C’est aussi pour cette raison que le réalisateur et le directeur de la photo optent pour de longs plans-séquences plutôt que pour un film très découpé : « Filmer ce huis clos de manière classique aurait perdu le spectateur à mon sens », explique Peter Zeitlinger. « Je pense sincèrement que les longs plans donnent de la consistance au monde que vous filmez. Ils font pénétrer le spectateur dans l’univers du film, sans l’artifice du "cut". Vous savez, chaque coupe - bien que le spectateur en soit parfaitement habitué - est source de désorientation. C’est alors à votre cerveau de reconstituer le monde qu’on vous présente. Surtout quand on est dans un lieu unique, comme ce film. Et puis cadrer en plan-séquence, c’est une manière de suivre au plus près les émotions – en tant que premier spectateur du film. Donner un rythme dès la prise de vues à l’histoire, et ne pas forcément confier les clés du camion au monteur. Car la grande majorité d’entre eux aime faire des cuts. C’est leur métier, après tout ! Parfois même sans vraiment deviner si la séquence en a besoin ou pas. J’en discutais encore récemment avec Joe Walker, le monteur de Dune, dont j’admire beaucoup le travail. Ce dernier me confiait que sa méthode était "Ne couper un plan que lorsque ça fait vraiment mal de le laisser durer". J’aimerais vraiment que beaucoup de ses collègues s’inspirent de cette devise ! »


Interrogé sur ses techniques pour créer le rythme sans forcément avoir recours au cut, Peter Zeitlinger explique : « Il y a sur ce film beaucoup d’éléments qui m’ont aidé à créer cette sorte de "montage interne" du plan unique. D’abord le mouvement, bien entendu, les panoramiques notamment qui aident comme dans le premier plan de "rencontre" de nuit entre le vieil homme et la jeune fille. Lorenzo insistait beaucoup sur le fait que le film ne repose pas sur les classiques du cinéma d’horreur, comme justement les cuts et les effets sonores qui vous font sursauter... Aussi, c’est une sorte de ballet entre la caméra, les comédiens, l’obscurité et la mise au point qui donne le rythme au plan. On tourne sur 360°, en essayant de cacher le plus possible ou d’intégrer le plus possible de sources au décor et en effaçant le cas échéant certains projecteurs suspendus qui rentrent inévitablement dans le cadre. Une ambiance à la fois très sombre, mais qui préserve le plus possible le regard de l’enfant, car c’est aussi la scène qui révèle son handicap. »

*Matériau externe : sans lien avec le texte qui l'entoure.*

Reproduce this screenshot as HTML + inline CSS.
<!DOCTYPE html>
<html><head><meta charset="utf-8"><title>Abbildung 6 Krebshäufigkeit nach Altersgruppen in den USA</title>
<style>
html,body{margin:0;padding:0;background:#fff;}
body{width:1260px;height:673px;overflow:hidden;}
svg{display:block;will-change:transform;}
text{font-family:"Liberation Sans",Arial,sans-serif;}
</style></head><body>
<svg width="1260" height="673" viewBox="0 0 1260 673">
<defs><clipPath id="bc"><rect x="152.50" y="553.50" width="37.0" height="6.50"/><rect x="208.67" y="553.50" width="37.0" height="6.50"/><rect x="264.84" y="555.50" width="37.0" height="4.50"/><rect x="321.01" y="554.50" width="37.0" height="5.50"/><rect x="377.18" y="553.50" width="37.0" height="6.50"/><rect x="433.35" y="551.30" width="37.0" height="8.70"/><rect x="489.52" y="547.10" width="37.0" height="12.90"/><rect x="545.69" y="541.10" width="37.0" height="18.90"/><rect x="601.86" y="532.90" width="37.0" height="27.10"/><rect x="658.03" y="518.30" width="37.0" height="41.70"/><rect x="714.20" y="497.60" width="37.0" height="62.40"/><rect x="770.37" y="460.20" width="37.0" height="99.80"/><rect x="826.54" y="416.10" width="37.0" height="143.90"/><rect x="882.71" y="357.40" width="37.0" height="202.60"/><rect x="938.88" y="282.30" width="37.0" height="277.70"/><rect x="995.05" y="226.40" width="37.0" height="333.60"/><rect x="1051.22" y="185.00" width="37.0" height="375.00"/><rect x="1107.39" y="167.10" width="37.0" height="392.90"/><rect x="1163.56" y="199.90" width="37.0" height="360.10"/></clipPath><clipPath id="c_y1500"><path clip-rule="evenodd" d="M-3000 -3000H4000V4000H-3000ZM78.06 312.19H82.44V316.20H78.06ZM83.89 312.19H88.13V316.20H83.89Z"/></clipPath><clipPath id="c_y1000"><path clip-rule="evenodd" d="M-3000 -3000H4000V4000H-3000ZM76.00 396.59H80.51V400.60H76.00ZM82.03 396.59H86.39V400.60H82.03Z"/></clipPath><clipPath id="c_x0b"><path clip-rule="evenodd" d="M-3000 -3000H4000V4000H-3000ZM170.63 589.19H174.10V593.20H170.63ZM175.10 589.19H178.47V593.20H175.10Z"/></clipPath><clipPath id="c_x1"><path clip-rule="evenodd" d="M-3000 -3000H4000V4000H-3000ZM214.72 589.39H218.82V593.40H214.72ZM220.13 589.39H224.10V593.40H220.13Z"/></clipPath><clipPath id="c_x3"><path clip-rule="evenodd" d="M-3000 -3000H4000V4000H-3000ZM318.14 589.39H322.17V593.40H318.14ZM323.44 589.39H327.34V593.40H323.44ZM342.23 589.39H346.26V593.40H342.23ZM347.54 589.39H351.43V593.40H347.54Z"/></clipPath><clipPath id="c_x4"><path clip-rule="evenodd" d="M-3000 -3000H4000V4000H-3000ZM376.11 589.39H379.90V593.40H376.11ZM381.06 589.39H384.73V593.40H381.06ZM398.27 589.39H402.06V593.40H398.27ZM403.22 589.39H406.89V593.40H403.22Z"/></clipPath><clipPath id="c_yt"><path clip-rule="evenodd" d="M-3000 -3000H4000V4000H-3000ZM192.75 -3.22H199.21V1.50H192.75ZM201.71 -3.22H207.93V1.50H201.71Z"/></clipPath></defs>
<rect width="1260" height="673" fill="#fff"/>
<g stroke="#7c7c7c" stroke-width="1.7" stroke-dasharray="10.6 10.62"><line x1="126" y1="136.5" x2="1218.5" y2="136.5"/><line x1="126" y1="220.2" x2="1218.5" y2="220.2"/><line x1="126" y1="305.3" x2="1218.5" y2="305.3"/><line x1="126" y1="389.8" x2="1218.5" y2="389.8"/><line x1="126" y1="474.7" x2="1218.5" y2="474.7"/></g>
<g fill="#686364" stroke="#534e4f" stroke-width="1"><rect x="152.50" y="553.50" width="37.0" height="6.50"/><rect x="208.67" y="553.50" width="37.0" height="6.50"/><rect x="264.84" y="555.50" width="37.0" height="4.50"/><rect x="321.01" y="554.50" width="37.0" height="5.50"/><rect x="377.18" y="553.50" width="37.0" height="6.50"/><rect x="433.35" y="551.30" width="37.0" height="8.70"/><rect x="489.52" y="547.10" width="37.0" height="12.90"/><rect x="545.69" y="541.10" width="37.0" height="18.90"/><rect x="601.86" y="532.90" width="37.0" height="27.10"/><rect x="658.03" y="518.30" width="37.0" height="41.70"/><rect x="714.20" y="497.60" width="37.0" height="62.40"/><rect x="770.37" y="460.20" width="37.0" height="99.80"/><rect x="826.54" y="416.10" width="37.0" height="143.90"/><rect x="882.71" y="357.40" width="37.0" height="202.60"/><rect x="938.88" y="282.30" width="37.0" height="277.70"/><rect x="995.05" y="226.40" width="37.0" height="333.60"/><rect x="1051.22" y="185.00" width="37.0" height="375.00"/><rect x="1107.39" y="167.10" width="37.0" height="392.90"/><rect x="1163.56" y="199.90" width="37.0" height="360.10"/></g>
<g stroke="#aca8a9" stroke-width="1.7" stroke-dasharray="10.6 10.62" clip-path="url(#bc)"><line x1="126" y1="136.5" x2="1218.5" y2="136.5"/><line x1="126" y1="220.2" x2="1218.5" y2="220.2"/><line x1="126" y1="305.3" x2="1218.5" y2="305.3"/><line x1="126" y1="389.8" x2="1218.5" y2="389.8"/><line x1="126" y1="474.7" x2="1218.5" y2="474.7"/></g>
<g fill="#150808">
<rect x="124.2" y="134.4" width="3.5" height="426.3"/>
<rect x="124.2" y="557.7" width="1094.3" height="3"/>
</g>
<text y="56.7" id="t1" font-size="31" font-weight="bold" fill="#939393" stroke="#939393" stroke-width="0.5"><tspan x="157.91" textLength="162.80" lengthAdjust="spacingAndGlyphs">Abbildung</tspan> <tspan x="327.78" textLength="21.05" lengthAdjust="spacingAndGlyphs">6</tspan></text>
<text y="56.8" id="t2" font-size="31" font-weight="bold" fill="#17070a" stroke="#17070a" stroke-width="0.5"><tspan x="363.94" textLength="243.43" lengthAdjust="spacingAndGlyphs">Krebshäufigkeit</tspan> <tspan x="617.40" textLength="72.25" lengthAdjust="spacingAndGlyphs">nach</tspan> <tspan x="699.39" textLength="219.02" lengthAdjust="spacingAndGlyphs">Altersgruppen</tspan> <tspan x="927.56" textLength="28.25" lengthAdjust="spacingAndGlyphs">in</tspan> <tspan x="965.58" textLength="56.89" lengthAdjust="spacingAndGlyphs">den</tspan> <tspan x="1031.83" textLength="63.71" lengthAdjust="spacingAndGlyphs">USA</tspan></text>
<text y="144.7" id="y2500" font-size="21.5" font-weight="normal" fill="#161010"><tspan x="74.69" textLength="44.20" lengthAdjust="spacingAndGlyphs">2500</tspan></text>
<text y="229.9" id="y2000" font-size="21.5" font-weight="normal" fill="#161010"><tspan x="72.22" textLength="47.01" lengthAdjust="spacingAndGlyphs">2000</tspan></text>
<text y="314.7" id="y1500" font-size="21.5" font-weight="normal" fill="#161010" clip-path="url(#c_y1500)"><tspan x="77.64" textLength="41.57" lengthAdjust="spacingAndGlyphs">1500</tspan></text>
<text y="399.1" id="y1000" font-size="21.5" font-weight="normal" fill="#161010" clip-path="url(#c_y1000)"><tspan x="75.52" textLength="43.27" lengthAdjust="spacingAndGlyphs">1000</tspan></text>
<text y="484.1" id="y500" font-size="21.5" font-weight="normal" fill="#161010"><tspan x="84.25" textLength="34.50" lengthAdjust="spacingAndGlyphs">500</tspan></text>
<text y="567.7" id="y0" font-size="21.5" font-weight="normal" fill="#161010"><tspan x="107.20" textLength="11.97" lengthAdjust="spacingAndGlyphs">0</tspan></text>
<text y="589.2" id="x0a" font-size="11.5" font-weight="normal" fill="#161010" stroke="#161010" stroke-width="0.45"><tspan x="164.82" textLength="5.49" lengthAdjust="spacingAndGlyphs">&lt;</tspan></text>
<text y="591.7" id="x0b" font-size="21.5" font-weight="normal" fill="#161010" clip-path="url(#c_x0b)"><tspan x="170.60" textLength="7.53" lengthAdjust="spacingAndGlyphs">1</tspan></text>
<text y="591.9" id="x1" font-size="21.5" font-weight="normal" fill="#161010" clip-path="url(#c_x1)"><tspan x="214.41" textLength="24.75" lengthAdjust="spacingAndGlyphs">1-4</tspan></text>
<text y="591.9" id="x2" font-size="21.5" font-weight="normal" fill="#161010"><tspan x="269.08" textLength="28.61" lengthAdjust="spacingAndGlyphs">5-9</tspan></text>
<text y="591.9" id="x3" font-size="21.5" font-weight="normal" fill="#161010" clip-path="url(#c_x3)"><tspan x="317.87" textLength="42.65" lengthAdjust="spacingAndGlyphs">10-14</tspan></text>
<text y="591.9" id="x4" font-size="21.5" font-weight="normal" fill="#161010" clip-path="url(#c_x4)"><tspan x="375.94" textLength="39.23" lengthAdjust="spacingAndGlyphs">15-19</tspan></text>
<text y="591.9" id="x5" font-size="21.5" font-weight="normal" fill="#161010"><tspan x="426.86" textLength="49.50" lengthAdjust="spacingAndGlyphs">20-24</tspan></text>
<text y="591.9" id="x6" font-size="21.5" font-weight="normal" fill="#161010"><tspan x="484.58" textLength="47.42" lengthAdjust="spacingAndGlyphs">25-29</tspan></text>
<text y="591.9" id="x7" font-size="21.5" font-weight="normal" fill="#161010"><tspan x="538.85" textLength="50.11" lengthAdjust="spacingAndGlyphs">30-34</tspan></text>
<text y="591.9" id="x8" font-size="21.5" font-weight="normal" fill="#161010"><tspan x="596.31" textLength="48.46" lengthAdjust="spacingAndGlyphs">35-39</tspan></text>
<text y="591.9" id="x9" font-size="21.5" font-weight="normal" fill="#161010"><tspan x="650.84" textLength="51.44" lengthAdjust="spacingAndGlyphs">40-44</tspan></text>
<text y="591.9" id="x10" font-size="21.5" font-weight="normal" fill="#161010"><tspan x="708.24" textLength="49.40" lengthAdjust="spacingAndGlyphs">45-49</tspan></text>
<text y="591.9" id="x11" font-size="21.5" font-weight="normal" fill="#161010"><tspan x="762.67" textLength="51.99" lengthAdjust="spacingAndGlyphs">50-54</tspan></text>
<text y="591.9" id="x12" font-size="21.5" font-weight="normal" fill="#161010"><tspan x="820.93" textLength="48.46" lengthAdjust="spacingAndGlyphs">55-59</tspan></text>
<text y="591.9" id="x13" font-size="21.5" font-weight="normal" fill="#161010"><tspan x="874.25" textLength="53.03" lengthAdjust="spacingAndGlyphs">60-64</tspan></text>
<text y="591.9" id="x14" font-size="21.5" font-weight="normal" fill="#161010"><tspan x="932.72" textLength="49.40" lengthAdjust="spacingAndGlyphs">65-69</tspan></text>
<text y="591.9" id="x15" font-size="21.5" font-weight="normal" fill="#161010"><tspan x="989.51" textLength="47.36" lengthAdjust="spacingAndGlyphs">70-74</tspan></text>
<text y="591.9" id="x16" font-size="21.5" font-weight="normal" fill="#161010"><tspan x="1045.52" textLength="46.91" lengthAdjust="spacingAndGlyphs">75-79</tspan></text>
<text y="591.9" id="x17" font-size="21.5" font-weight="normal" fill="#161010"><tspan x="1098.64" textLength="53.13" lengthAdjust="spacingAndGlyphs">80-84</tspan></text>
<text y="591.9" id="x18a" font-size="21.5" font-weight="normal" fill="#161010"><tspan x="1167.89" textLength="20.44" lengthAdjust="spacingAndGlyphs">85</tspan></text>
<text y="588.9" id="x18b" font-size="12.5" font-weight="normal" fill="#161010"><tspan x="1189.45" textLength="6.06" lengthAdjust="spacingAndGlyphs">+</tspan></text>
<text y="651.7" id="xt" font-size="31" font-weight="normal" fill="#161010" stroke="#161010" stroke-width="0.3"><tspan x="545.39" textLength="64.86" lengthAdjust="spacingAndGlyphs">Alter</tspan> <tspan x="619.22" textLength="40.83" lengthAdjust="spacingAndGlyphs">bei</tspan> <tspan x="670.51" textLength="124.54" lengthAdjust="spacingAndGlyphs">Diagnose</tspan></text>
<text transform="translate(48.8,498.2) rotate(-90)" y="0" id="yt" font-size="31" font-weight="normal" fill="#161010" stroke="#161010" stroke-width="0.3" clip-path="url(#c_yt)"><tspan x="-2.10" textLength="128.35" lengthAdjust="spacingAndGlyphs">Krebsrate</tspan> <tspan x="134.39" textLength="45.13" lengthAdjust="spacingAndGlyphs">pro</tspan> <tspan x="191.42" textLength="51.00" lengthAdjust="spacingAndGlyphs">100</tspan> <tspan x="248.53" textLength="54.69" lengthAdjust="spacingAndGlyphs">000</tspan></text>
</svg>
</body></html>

Prenant en compte à la fois cette volonté de plans-séquences assez complexes et la contrainte d’un budget très serré, Peter Zeitlinger fait également le choix d’une configuration caméra peu commune : « J’avais envie pour ce film de ne pas trop me poser de questions et d’organiser des décisions complexes sur le matériel de machinerie en relation avec la caméra. J’avais vraiment besoin d’un système simple, fiable et pas trop cher me permettant de rester en permanence en contact avec la performance des comédiens, quel que soit le plan. C’est donc le système DJI Osmo Pro Raw que j’ai choisi pour filmer la grande majorité des plans du film, tout comme je l’avais déjà expérimenté sur Tommaso, d’Abel Ferrara. C’est à la base une solution tout-en-un proposée par la marque chinoise DJI qui fabrique notamment les drones et les stabilisateurs Ronin. Elle n’est actuellement plus commercialisée (remplacée depuis sa sortie par la caméra Ronin 4D), mais elle est pour moi un outil assez unique en son genre. D’abord elle est équipée d’un système de stabilisation très performant qui m’a permis d’envisager tous les plans sans aucun autre moyen complémentaire, et surtout elle enregistre en interne en format Raw DNG, ce qui offre une latitude d’étalonnage comparable aux caméras leaders du marché. Seules contreparties, la sensibilité qui ne dépasse pas trop les 400 ISO, et la taille du capteur (4/3 CMOS) qui force en courte focale avec les quelques objectifs compatibles (peu lumineux) à avoir une profondeur de champ très grande. C’est pour cette raison que j’ai parfois basculé pour des plans plus simples sur une caméra Blackmagic Pocket 4K sur laquelle on peut plus facilement monter des optiques plus longues et plus lumineuses - comme la série photo Voigtländer Nokton qui ouvre à 0,95. Cette deuxième configuration permettant de diminuer drastiquement la profondeur de champ et simuler celle d’un capteur S35 (la BMP 4K étant équipée d’un capteur micro 4/3). »

Capture d’écran


L’angelo dei Muri, de par son huis clos, fait aussi la part belle à beaucoup d’ambiances lumières différentes pour traduire à l’écran le temps qui passe et la météo extérieure... Parmi celles-ci, le vent (qui joue un rôle prémonitoire dans le film) ou la pluie, souvent matérialisée à l’image par la lumière. Comme dans une des premières scènes nocturnes montrant Pierre Richard calfeutré dans son alcôve. « Cet effet est classique », explique Peter Zeitlinger, « mais il est très efficace. Sur ce plan fixe dans la cachette, c’est simplement de l’eau qui coule sur une vitre, avec un circuit fermé, une gouttière en partie basse et une simple pompe d’aquarium pour générer les motifs. Un projecteur tape en direct à travers et le tour est joué. Pour d’autres scènes j’ai aussi fait appel à l’aide de Nikolai Huber en filmant d’abord ces motifs de pluie sur fond neutre, pour ensuite les incorporer en images de synthèse sur un modèle 3D de la pièce. Ce qui nous a permis, par exemple, de le projeter sur le parquet de l’appartement dans des plans larges car, là, ce n’était simplement pas possible d’éclairer avec un tel système à la prise de vues... »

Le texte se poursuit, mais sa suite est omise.